* Objective
Word for word, extract the first line of the records below and each line after it, up to and including the line with "handles.append(b)". Pictures are left out.

** start of Input records **

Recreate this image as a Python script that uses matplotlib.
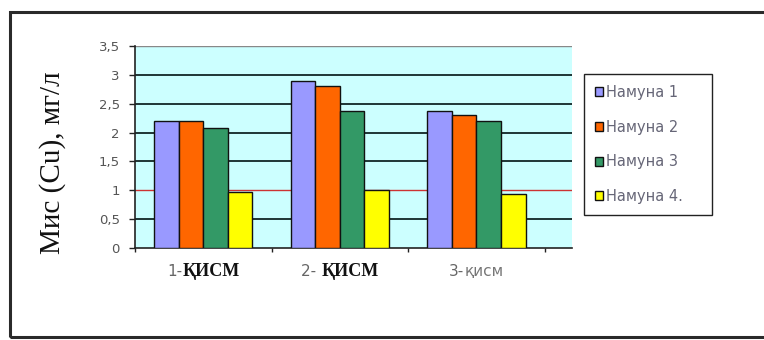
import matplotlib
matplotlib.use("Agg")
import numpy as np
import matplotlib.pyplot as plt
from matplotlib.patches import Rectangle
from matplotlib.offsetbox import TextArea, HPacker, AnnotationBbox

# copper content per sample, mg/l
parts = ["1-", "2- ", "3-"]
part_words = ["ҚИСМ", "ҚИСМ", "қисм"]
series = ["Намуна 1", "Намуна 2", "Намуна 3", "Намуна 4."]
values = [
    [2.2, 2.9, 2.38],
    [2.2, 2.8, 2.3],
    [2.08, 2.38, 2.2],
    [0.97, 1.0, 0.93],
]
limit = 1.0
colors = ["#9999FF", "#FF6600", "#339966", "#FFFF00"]
yticks = np.arange(0, 3.51, 0.5)

W, H = 764, 340
fig = plt.figure(figsize=(W / 100, H / 100), dpi=100)
ax = fig.add_axes([135 / W, 1 - 248 / H, 437 / W, 202 / H])
ax.set_facecolor("#CCFFFF")

# grid lines drawn by hand so the 1.0 level can be red
for y in yticks[1:]:
    if y == limit:
        continue
    c = "#888888" if y == yticks[-1] else "#1f3535"
    ax.axhline(y, color=c, lw=1.4 if y < yticks[-1] else 1.0, zorder=1)
ax.axhline(limit, color="#cc3333", lw=1.0, zorder=1)

w = 0.18
x = np.arange(len(parts)) + 0.5
handles = []
for k, (vals, col) in enumerate(zip(values, colors)):
    b = ax.bar(x + (k - 1.5) * w, vals, w, color=col, edgecolor="#111111",
               lw=1.0, zorder=3, label=series[k])
    handles.append(b)

ax.set_xlim(0, 3.2)
ax.set_ylim(0, 3.5)
ax.set_yticks(yticks)
ax.set_yticklabels([f"{v:g}".replace(".", ",") for v in yticks])
ax.set_xticks(np.arange(0, 4))
ax.set_xticklabels([])
ax.tick_params(axis="y", length=4, width=1, color="#222222", pad=7,
               labelsize=9.5, labelcolor="#555555")
ax.tick_params(axis="x", length=3, width=1, color="#222222")
for t in ax.get_yticklabels():
    t.set_family("DejaVu Sans")
for s in ["top", "right"]:
    ax.spines[s].set_visible(False)
for s in ["left", "bottom"]:
    ax.spines[s].set_color("#222222")
    ax.spines[s].set_linewidth(1.2)

# category labels: sans prefix + serif word
for i in range(len(parts)):
    serif = i < 2
    pre = TextArea(parts[i], textprops=dict(family="DejaVu Sans", size=11,
                                            color="#666666"))
    word = TextArea(part_words[i], textprops=dict(
        family="Liberation Serif" if serif else "DejaVu Sans",
        size=13 if serif else 11,
        color="#111111" if serif else "#777777",
        weight="bold" if serif else "normal"))
    box = HPacker(children=[pre, word], pad=0, sep=0, align="baseline")
    ab = AnnotationBbox(box, (x[i], 0), xybox=(0, -24), xycoords="data",
                        boxcoords="offset pixels", frameon=False,
                        box_alignment=(0.5, 0.5), annotation_clip=False)
    ax.add_artist(ab)

fig.text(53 / W, 1 - 163 / H, "Мис (Cu), мг/л", rotation=90,
         family="Liberation Serif", size=21, ha="center", va="center",
         color="#111111")

leg = fig.legend(handles=handles, labels=series,
                 bbox_to_anchor=(584 / W, 1 - 215 / H, 128 / W, 141 / H),
                 loc="upper left", mode="expand", ncol=1,
                 prop=dict(family="DejaVu Sans", size=10.5),
                 labelcolor="#666677", frameon=True, fancybox=False,
                 edgecolor="#222222", framealpha=1, borderpad=0.75,
                 labelspacing=1.35, handlelength=0.55, handleheight=0.55,
                 handletextpad=0.2, borderaxespad=0)
leg.get_frame().set_linewidth(1.0)

# outer frame around the whole chart
fig.add_artist(Rectangle((10 / W, 1 - 337 / H), 1.0, (337 - 12) / H,
                         transform=fig.transFigure, fill=False,
                         edgecolor="#2a2a2a", lw=2.2, clip_on=False))

fig.savefig("out.png", dpi=100)
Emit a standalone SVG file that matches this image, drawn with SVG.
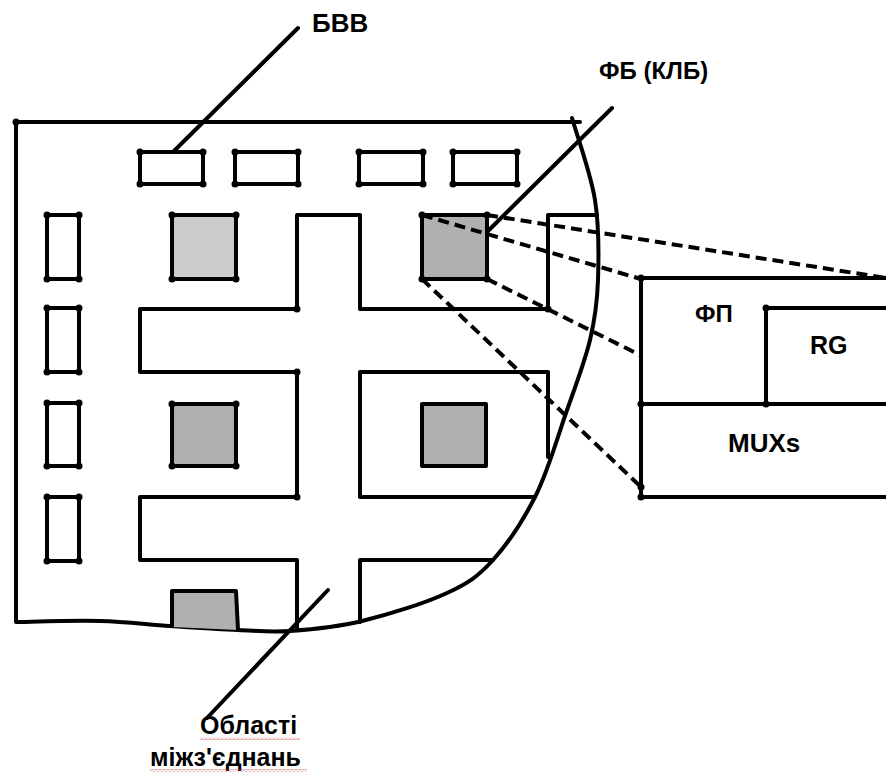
<svg xmlns="http://www.w3.org/2000/svg" width="886" height="774" viewBox="0 0 886 774">
<style>
.ln{fill:none;stroke:#000;stroke-width:4;stroke-linecap:round;stroke-linejoin:round}
.lf{stroke:#000;stroke-width:4;stroke-linejoin:round}
.dash{fill:none;stroke:#000;stroke-width:4;stroke-dasharray:11 6}
.dot{fill:#000}
.lbl{font-family:"Liberation Sans",Arial,sans-serif;font-weight:bold;fill:#000}
.g1{fill:#cbcbcb}
.g2{fill:#b0b0b0}
</style>
<defs>
<pattern id="wavy" width="4" height="3" patternUnits="userSpaceOnUse">
<path d="M0,2.5 L2,0.5 L4,2.5" fill="none" stroke="#d04040" stroke-width="0.8"/>
</pattern>
<g id="d4">
</g>
</defs>
<rect width="886" height="774" fill="#fff"/>

<g id="chip">
<path class="ln" d="M580,122 L16,122 L16,622 C30,621.8 74.3,620.3 100,621 C125.7,621.7 147,624.5 170,626 C193,627.5 218,629.2 238,630 C258,630.8 269.3,632.5 290,631 C310.7,629.5 335.8,627.3 362,621 C388.2,614.7 425.2,603.2 447,593 C468.8,582.8 478.2,576.3 493,560 C507.8,543.7 523.8,519.5 536,495 C548.2,470.5 557,438.8 566,413 C575,387.2 584.7,362.2 590,340 C595.3,317.8 597.2,303.3 598,280 C598.8,256.7 599.3,227 595,200 C590.7,173 575.8,131.7 572,118"/>
<circle class="dot" cx="16" cy="122" r="3.5"/>
</g>

<g id="interconnect">
<path class="ln" d="M297,628 L297,560 L140,560 L140,497 L297,497 L297,372 L140,372 L140,309 L297,309 L297,215 L360,215 L360,309 L548,309 L548,215 L597,215"/>
<path class="ln" d="M360,622 L360,560 L493,560"/>
<path class="ln" d="M535,497 L360,497 L360,372 L548,372 L548,457"/>
<circle class="dot" cx="297" cy="309" r="3.5"/>
<circle class="dot" cx="297" cy="372" r="3.5"/>
<circle class="dot" cx="297" cy="497" r="3.5"/>
<circle class="dot" cx="548" cy="309" r="3.5"/>
</g>

<g id="io-blocks">
<rect class="ln" x="140" y="152" width="63" height="32"/>
<rect class="ln" x="235" y="152" width="63" height="32"/>
<rect class="ln" x="359" y="152" width="64" height="32"/>
<rect class="ln" x="453" y="152" width="64" height="32"/>
<rect class="ln" x="47" y="215" width="32" height="64"/>
<rect class="ln" x="47" y="308" width="32" height="64"/>
<rect class="ln" x="47" y="403" width="32" height="63"/>
<rect class="ln" x="47" y="497" width="32" height="64"/>
<g class="dot">
<circle cx="140" cy="152" r="3.5"/><circle cx="203" cy="152" r="3.5"/><circle cx="140" cy="184" r="3.5"/><circle cx="203" cy="184" r="3.5"/>
<circle cx="235" cy="152" r="3.5"/><circle cx="298" cy="152" r="3.5"/><circle cx="235" cy="184" r="3.5"/><circle cx="298" cy="184" r="3.5"/>
<circle cx="359" cy="152" r="3.5"/><circle cx="423" cy="152" r="3.5"/><circle cx="359" cy="184" r="3.5"/><circle cx="423" cy="184" r="3.5"/>
<circle cx="453" cy="152" r="3.5"/><circle cx="517" cy="152" r="3.5"/><circle cx="453" cy="184" r="3.5"/><circle cx="517" cy="184" r="3.5"/>
<circle cx="47" cy="215" r="3.5"/><circle cx="79" cy="215" r="3.5"/><circle cx="47" cy="279" r="3.5"/><circle cx="79" cy="279" r="3.5"/>
<circle cx="47" cy="308" r="3.5"/><circle cx="79" cy="308" r="3.5"/><circle cx="47" cy="372" r="3.5"/><circle cx="79" cy="372" r="3.5"/>
<circle cx="47" cy="403" r="3.5"/><circle cx="79" cy="403" r="3.5"/><circle cx="47" cy="466" r="3.5"/><circle cx="79" cy="466" r="3.5"/>
<circle cx="47" cy="497" r="3.5"/><circle cx="79" cy="497" r="3.5"/><circle cx="47" cy="561" r="3.5"/><circle cx="79" cy="561" r="3.5"/>
</g>
</g>

<g id="logic-blocks">
<rect class="lf g1" x="172" y="215" width="64" height="64"/>
<rect class="lf g2" x="172" y="404" width="64" height="62"/>
<rect class="lf g2" x="422" y="404" width="64" height="62"/>
<path class="lf g2" d="M172,627 L172,591 L236,591 L238,630"/>
<g class="dot">
<circle cx="172" cy="215" r="3.5"/><circle cx="236" cy="215" r="3.5"/><circle cx="172" cy="279" r="3.5"/><circle cx="236" cy="279" r="3.5"/>
<circle cx="172" cy="404" r="3.5"/><circle cx="236" cy="404" r="3.5"/><circle cx="172" cy="466" r="3.5"/><circle cx="236" cy="466" r="3.5"/>
</g>
</g>

<g id="fb">
<rect class="lf g2" x="422" y="215" width="65" height="64"/>
<g class="dot">
<circle cx="422" cy="215" r="3.5"/><circle cx="487" cy="215" r="3.5"/><circle cx="422" cy="279" r="3.5"/><circle cx="487" cy="279" r="3.5"/>
</g>
</g>

<g id="fb-detail">
<path class="ln" d="M886,278 L641,278 L641,497 L886,497"/>
<path class="ln" d="M641,404 L886,404"/>
<path class="ln" d="M766,404 L766,308 L886,308"/>
<g class="dot">
<circle cx="641" cy="278" r="3.5"/><circle cx="766" cy="308" r="3.5"/><circle cx="766" cy="404" r="3.5"/><circle cx="641" cy="404" r="3.5"/><circle cx="641" cy="487" r="3.5"/><circle cx="641" cy="497" r="3.5"/>
</g>
<text class="lbl" x="695" y="322" font-size="24">ФП</text>
<text class="lbl" x="810" y="354" font-size="25">RG</text>
<text class="lbl" x="728" y="452" font-size="26">MUXs</text>
</g>

<g id="connectors">
<path class="dash" d="M487,215 L886,278"/>
<path class="dash" d="M422,215 L641,279"/>
<path class="dash" d="M487,279 L640,355"/>
<path class="dash" d="M422,279 L641,487"/>
<path class="ln" d="M298,28 L173,152"/>
<path class="ln" d="M612,108 L487,232"/>
<path class="ln" d="M207,718 L328,590"/>
</g>

<g id="labels">
<text class="lbl" x="312" y="32" font-size="26">БВВ</text>
<text class="lbl" x="599" y="79" font-size="24">ФБ (КЛБ)</text>
<text class="lbl" x="200" y="734" font-size="25">Області</text>
<text class="lbl" x="150" y="766" font-size="25">міжз'єднань</text>
<rect x="200" y="737" width="100" height="3" fill="url(#wavy)"/>
<rect x="150" y="769" width="157" height="3" fill="url(#wavy)"/>
</g>
</svg>
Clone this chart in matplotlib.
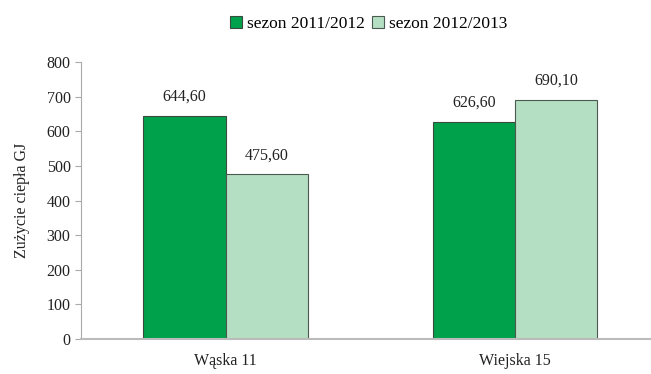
import matplotlib
matplotlib.use("Agg")
import matplotlib.pyplot as plt
import numpy as np

# ---- data --------------------------------------------------------------
categories = ["Wąska 11", "Wiejska 15"]
season_2011 = [644.60, 626.60]
season_2012 = [475.60, 690.10]
series_labels = ["sezon 2011/2012", "sezon 2012/2013"]
y_ticks = [0, 100, 200, 300, 400, 500, 600, 700, 800]

plt.rcParams["font.family"] = ["Liberation Serif", "DejaVu Serif"]

fig = plt.figure(figsize=(6.51, 3.74), dpi=100)
ax = fig.add_axes([0.1244, 0.0936, 0.8756, 0.7406])

x = np.arange(len(categories))
w = 0.285
b1 = ax.bar(x - w / 2, season_2011, width=w, color="#00a14b", edgecolor="#3a4a3f",
            linewidth=0.8, label=series_labels[0])
b2 = ax.bar(x + w / 2, season_2012, width=w, color="#b5dfc2", edgecolor="#4a5a50",
            linewidth=0.8, label=series_labels[1])

for bars, vals in ((b1, season_2011), (b2, season_2012)):
    for rect, v in zip(bars, vals):
        ax.annotate(f"{v:.2f}".replace(".", ","),
                    (rect.get_x() + rect.get_width() / 2, v),
                    xytext=(0, 8), textcoords="offset points",
                    ha="center", va="bottom", fontsize=11.5, color="#222222")

ax.set_xlim(-0.5, 1.47)
ax.set_ylim(0, 800)
ax.set_yticks(y_ticks)
ax.set_xticks(x)
ax.set_xticklabels(categories)
ax.tick_params(axis="x", length=0, pad=10, labelsize=11.5, colors="#222222")
ax.tick_params(axis="y", length=4, color="#aaaaaa", labelsize=11.5, labelcolor="#222222")
for s in ("top", "right"):
    ax.spines[s].set_visible(False)
ax.spines["left"].set_color("#aaaaaa")
ax.spines["bottom"].set_color("#bbbbbb")
ax.spines["bottom"].set_linewidth(1.5)
ax.set_ylabel("Zużycie ciepła GJ", fontsize=11.5, color="#222222", labelpad=12)

fig.legend(loc="upper center", bbox_to_anchor=(0.566, 1.0), ncol=2, frameon=False,
           fontsize=12.5, handlelength=0.7, handleheight=0.7, handletextpad=0.3,
           columnspacing=0.4)

fig.savefig("out.png", dpi=100)
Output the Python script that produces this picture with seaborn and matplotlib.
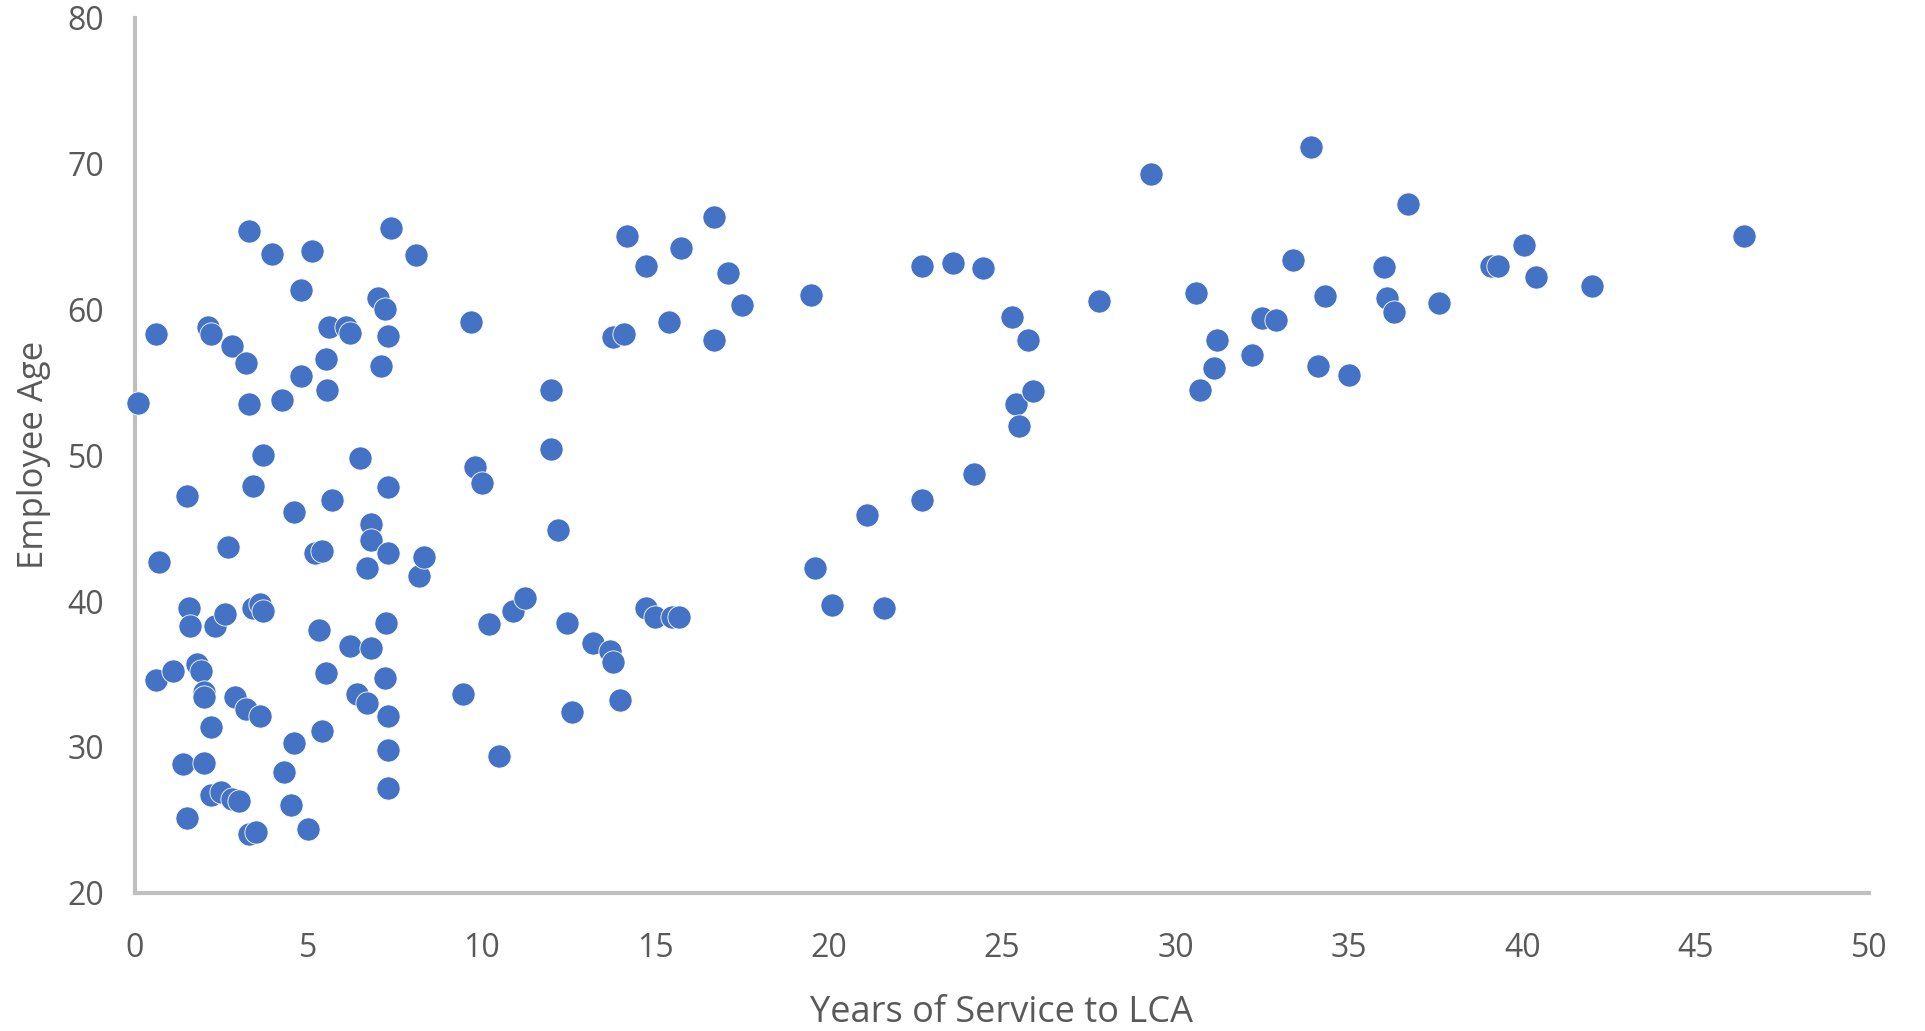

** end of Input records **

* Task answer
Recreate this image as a Python script that uses matplotlib.
import matplotlib
matplotlib.use("Agg")
import numpy as np
import matplotlib.pyplot as plt
from matplotlib.patches import Rectangle
from matplotlib.offsetbox import TextArea, HPacker, AnnotationBbox

# copper content per sample, mg/l
parts = ["1-", "2- ", "3-"]
part_words = ["ҚИСМ", "ҚИСМ", "қисм"]
series = ["Намуна 1", "Намуна 2", "Намуна 3", "Намуна 4."]
values = [
    [2.2, 2.9, 2.38],
    [2.2, 2.8, 2.3],
    [2.08, 2.38, 2.2],
    [0.97, 1.0, 0.93],
]
limit = 1.0
colors = ["#9999FF", "#FF6600", "#339966", "#FFFF00"]
yticks = np.arange(0, 3.51, 0.5)

W, H = 764, 340
fig = plt.figure(figsize=(W / 100, H / 100), dpi=100)
ax = fig.add_axes([135 / W, 1 - 248 / H, 437 / W, 202 / H])
ax.set_facecolor("#CCFFFF")

# grid lines drawn by hand so the 1.0 level can be red
for y in yticks[1:]:
    if y == limit:
        continue
    c = "#888888" if y == yticks[-1] else "#1f3535"
    ax.axhline(y, color=c, lw=1.4 if y < yticks[-1] else 1.0, zorder=1)
ax.axhline(limit, color="#cc3333", lw=1.0, zorder=1)

w = 0.18
x = np.arange(len(parts)) + 0.5
handles = []
for k, (vals, col) in enumerate(zip(values, colors)):
    b = ax.bar(x + (k - 1.5) * w, vals, w, color=col, edgecolor="#111111",
               lw=1.0, zorder=3, label=series[k])
    handles.append(b)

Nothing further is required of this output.